> **Given information**

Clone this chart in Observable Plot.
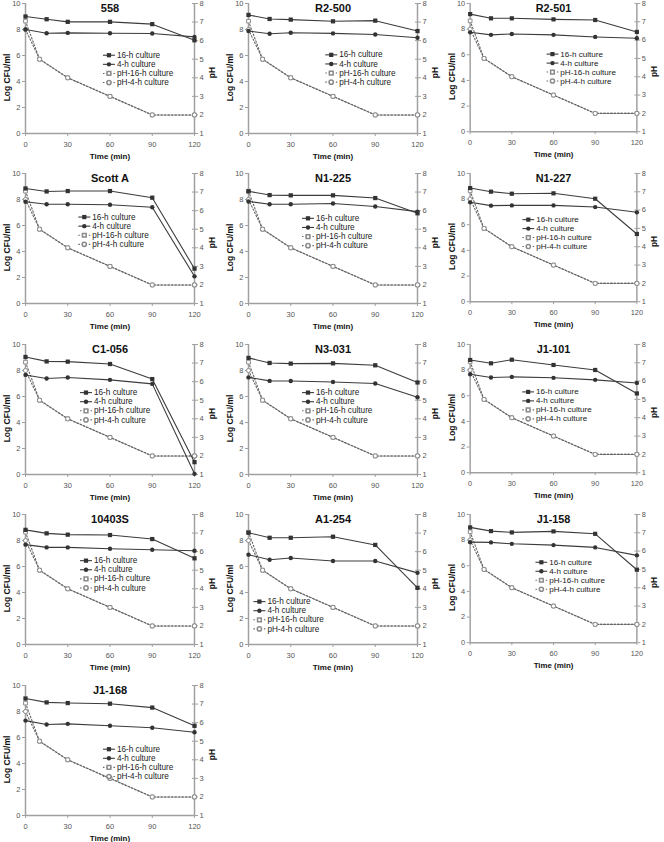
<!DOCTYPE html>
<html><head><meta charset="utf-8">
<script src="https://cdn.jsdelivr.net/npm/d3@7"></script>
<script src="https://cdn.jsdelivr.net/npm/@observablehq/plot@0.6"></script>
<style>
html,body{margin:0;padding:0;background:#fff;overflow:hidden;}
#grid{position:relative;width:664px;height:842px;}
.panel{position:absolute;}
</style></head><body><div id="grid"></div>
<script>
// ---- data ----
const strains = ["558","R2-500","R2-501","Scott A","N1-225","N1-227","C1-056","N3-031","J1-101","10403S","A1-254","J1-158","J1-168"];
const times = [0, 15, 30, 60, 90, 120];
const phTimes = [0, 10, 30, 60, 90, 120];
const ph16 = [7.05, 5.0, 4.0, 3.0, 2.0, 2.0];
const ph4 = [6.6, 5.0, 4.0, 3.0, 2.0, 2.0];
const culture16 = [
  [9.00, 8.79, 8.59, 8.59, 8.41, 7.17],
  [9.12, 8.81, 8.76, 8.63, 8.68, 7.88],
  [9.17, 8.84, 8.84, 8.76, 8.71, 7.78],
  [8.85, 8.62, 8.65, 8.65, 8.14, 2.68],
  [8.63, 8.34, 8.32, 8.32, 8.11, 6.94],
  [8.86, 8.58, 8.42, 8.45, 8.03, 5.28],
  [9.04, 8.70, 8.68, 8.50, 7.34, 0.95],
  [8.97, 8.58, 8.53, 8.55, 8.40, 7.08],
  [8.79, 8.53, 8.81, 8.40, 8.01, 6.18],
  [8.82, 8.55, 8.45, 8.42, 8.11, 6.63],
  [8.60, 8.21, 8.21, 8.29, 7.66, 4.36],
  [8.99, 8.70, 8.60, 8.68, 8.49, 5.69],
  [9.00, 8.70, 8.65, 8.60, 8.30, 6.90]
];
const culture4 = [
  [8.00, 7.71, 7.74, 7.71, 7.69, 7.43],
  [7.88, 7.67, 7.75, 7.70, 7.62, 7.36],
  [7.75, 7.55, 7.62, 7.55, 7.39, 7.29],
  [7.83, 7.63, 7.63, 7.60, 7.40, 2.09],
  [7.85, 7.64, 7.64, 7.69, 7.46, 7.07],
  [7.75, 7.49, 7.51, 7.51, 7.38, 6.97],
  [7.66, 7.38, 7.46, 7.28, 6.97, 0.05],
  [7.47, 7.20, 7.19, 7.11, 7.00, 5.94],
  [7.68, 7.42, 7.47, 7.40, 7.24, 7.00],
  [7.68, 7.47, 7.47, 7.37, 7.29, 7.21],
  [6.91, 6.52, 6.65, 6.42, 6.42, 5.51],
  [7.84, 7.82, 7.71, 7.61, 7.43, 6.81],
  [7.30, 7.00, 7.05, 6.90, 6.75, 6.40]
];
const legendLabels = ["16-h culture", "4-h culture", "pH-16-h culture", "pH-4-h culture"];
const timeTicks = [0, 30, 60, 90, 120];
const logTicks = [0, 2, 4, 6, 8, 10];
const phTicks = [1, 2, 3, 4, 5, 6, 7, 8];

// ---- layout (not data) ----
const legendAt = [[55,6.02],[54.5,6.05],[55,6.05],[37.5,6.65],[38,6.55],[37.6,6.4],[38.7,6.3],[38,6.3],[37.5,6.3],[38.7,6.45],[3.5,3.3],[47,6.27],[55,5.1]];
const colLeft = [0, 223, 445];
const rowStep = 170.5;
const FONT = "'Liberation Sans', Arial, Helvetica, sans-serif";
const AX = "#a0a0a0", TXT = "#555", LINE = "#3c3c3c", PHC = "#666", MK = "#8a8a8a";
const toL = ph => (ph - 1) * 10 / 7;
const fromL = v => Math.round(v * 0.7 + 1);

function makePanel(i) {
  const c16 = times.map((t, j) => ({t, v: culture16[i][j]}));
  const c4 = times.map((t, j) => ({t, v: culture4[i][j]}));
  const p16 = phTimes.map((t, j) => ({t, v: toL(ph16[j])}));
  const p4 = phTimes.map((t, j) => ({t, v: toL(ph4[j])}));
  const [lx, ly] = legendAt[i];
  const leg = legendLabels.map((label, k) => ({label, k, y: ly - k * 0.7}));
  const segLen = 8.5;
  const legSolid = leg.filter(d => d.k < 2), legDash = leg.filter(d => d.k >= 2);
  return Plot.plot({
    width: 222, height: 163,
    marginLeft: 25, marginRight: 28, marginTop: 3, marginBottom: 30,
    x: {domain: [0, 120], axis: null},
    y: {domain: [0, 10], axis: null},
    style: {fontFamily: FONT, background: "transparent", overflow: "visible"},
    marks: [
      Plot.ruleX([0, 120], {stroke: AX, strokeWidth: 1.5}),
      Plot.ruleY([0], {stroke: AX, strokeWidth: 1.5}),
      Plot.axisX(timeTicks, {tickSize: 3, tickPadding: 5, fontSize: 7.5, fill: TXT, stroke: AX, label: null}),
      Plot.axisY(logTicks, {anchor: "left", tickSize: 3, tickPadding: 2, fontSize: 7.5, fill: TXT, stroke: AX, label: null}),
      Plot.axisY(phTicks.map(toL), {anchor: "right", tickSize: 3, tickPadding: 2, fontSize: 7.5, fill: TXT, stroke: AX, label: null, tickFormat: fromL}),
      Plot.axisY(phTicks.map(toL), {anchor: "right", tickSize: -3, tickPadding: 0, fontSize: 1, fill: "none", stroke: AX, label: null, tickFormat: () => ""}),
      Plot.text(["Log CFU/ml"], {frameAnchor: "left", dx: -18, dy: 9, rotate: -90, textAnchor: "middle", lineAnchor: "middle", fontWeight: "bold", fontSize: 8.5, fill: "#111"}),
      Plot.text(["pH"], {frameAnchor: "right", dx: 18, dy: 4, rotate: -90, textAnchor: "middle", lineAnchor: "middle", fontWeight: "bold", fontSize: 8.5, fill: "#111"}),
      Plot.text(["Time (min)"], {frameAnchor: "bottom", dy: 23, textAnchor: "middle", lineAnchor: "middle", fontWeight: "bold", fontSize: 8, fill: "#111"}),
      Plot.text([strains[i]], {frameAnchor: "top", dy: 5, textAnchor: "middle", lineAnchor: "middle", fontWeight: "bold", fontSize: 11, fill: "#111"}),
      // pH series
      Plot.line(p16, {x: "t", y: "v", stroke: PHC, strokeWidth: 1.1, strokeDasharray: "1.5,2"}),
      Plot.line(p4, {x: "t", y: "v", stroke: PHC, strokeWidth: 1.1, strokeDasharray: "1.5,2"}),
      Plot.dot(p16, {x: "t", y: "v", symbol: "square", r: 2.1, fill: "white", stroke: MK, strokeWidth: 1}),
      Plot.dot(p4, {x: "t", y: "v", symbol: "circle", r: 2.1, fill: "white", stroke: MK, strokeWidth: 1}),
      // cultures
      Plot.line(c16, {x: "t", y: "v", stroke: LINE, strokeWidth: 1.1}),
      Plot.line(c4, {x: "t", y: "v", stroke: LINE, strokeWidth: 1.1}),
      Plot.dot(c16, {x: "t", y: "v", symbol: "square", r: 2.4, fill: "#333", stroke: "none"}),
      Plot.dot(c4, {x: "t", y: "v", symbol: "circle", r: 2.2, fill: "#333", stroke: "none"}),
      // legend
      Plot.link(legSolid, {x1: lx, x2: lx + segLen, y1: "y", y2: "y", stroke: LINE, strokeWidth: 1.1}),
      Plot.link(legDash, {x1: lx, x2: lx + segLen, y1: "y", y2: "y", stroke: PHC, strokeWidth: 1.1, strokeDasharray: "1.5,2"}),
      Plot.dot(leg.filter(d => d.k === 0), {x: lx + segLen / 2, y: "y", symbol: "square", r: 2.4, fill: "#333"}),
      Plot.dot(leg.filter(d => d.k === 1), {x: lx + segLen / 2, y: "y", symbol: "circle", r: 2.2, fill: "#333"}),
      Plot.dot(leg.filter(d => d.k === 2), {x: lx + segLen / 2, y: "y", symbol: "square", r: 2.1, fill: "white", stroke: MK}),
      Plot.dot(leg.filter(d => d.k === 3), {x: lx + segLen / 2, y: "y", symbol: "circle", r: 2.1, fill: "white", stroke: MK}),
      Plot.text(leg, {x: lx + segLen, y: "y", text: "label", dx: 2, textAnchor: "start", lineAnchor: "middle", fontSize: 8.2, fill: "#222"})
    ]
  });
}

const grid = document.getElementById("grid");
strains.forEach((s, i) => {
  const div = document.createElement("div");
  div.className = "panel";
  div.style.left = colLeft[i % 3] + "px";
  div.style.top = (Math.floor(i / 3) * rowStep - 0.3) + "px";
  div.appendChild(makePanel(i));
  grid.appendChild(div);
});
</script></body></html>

> **Written request**
Go from the first line of the listing to the line holding "const phTicks = [1, 2, 3, 4, 5, 6, 7, 8];" and, please, transcribe those lines exactly, both included, with no pictures.

> **Task answer**
Clone this chart in Observable Plot.
<!DOCTYPE html>
<html><head><meta charset="utf-8">
<script src="https://cdn.jsdelivr.net/npm/d3@7"></script>
<script src="https://cdn.jsdelivr.net/npm/@observablehq/plot@0.6"></script>
<style>
html,body{margin:0;padding:0;background:#fff;overflow:hidden;}
#grid{position:relative;width:664px;height:842px;}
.panel{position:absolute;}
</style></head><body><div id="grid"></div>
<script>
// ---- data ----
const strains = ["558","R2-500","R2-501","Scott A","N1-225","N1-227","C1-056","N3-031","J1-101","10403S","A1-254","J1-158","J1-168"];
const times = [0, 15, 30, 60, 90, 120];
const phTimes = [0, 10, 30, 60, 90, 120];
const ph16 = [7.05, 5.0, 4.0, 3.0, 2.0, 2.0];
const ph4 = [6.6, 5.0, 4.0, 3.0, 2.0, 2.0];
const culture16 = [
  [9.00, 8.79, 8.59, 8.59, 8.41, 7.17],
  [9.12, 8.81, 8.76, 8.63, 8.68, 7.88],
  [9.17, 8.84, 8.84, 8.76, 8.71, 7.78],
  [8.85, 8.62, 8.65, 8.65, 8.14, 2.68],
  [8.63, 8.34, 8.32, 8.32, 8.11, 6.94],
  [8.86, 8.58, 8.42, 8.45, 8.03, 5.28],
  [9.04, 8.70, 8.68, 8.50, 7.34, 0.95],
  [8.97, 8.58, 8.53, 8.55, 8.40, 7.08],
  [8.79, 8.53, 8.81, 8.40, 8.01, 6.18],
  [8.82, 8.55, 8.45, 8.42, 8.11, 6.63],
  [8.60, 8.21, 8.21, 8.29, 7.66, 4.36],
  [8.99, 8.70, 8.60, 8.68, 8.49, 5.69],
  [9.00, 8.70, 8.65, 8.60, 8.30, 6.90]
];
const culture4 = [
  [8.00, 7.71, 7.74, 7.71, 7.69, 7.43],
  [7.88, 7.67, 7.75, 7.70, 7.62, 7.36],
  [7.75, 7.55, 7.62, 7.55, 7.39, 7.29],
  [7.83, 7.63, 7.63, 7.60, 7.40, 2.09],
  [7.85, 7.64, 7.64, 7.69, 7.46, 7.07],
  [7.75, 7.49, 7.51, 7.51, 7.38, 6.97],
  [7.66, 7.38, 7.46, 7.28, 6.97, 0.05],
  [7.47, 7.20, 7.19, 7.11, 7.00, 5.94],
  [7.68, 7.42, 7.47, 7.40, 7.24, 7.00],
  [7.68, 7.47, 7.47, 7.37, 7.29, 7.21],
  [6.91, 6.52, 6.65, 6.42, 6.42, 5.51],
  [7.84, 7.82, 7.71, 7.61, 7.43, 6.81],
  [7.30, 7.00, 7.05, 6.90, 6.75, 6.40]
];
const legendLabels = ["16-h culture", "4-h culture", "pH-16-h culture", "pH-4-h culture"];
const timeTicks = [0, 30, 60, 90, 120];
const logTicks = [0, 2, 4, 6, 8, 10];
const phTicks = [1, 2, 3, 4, 5, 6, 7, 8];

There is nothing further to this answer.